Не этот ли воображаемый, мифический, «его» Твардовский
утвердил Ивана Савельева в мысли:
Я — наследник его.
Я смогу удержать
Знамя Слова его…?
В стихах, где говорится о знакомстве с дочерьми поэта,
читаешь:
И стала явью взоров
весть —
Я кланяюсь пришедшей льготе:
(Что бы все это значило, думаешь…)
Твардовский здесь.
Гордеич — здесь.
И Митрофановна — напротив.
(То есть поэт и его родители).
Сидим, сродненные судьбой.
Следует добавить, что сродненным автор чувствует себя со
всеми великими:
Духовную связь времен
Каждой строкой отстаиваю.
Как Пушкин. Как Блок. Как он (Твардовский. — А. Т-в).
Одни — мы. Но одиночек
Свет никогда не гас.
«Не с кем нынче, не с кем встать мне в ряд един», —
печалится Иван Савельев в наши дни, когда, как сказано в его стихах, кто-то
«расставив сети, Русь завел в гарем(?!)».

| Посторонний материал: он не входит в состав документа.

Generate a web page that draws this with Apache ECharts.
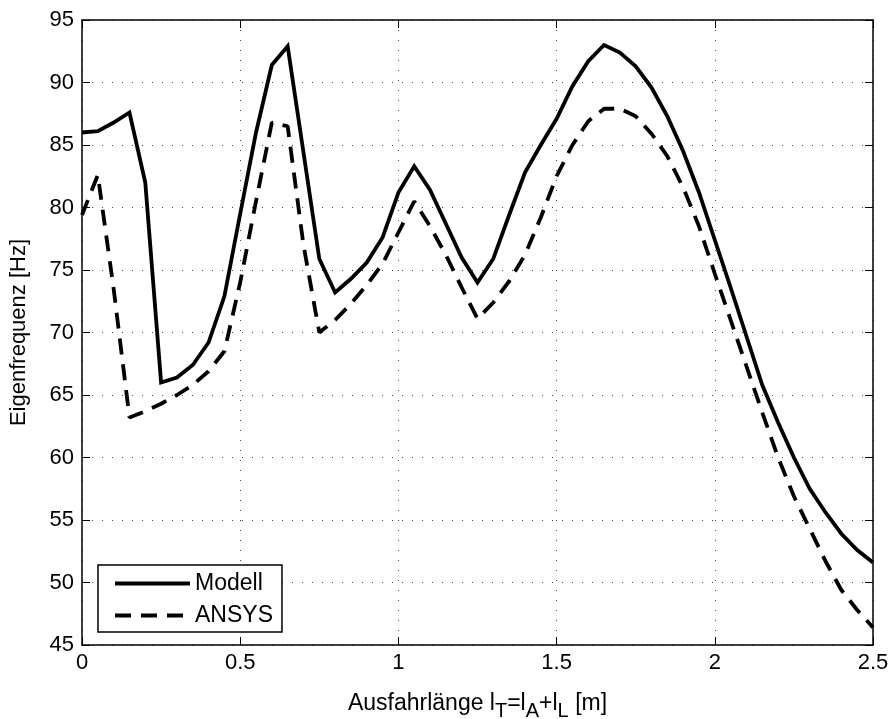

В одной из вышеупомянутых «неспешных» бесед Твардовский
говорит с автором книги, по выражению последнего, «глазами дней(?) обдав глаза
мои, готовые к отваге». Действительно, в отваге своего рода, как видно, И.
Савельеву не откажешь!
Из стихотворения в стихотворение повторяя, что великий поэт
«средь всех! — один стоял, один спасал Литературу… был одинок… каждый
день — одинокий, один… один — перст», автор поначалу бегло и довольно
туманно упоминает, что «вокруг суетился(!) народ — писатели “Нового
мира”», а в «Послесловии. Прозаическом» (есть и «Поэтическое») высказывается
уже вполне откровенно:
«…Когда я стал погружаться не только в творчество Александра
Трифоновича, но и в его обычную человеческую жизнь, в ту самую повседневность,
которая кажется уже совсем ясной, как казалась она коллегам Твардовского по
“Новому миру”, я вдруг понял, что не знали они Твардовского (курсив
мой. — А. Т-в), — он был с ними, но в то же время в своем далеке, имя
которому — одиночество.
Он сидел рядом, беседовал подолгу с писателями, читал
рукописи, журнальные верстки, — одним словом, жил редакционной текучкой,
но, живя этой самой повседневностью, он внутренне считал, что все это еще не
было полнотой жизни, а было ее усеченным подобием, чему всю жизнь противилась
его душа.
Жизнь настоящая, полная была там, где жил человек, связанный
с землей, как дерево своей корневой системой связано с почвой…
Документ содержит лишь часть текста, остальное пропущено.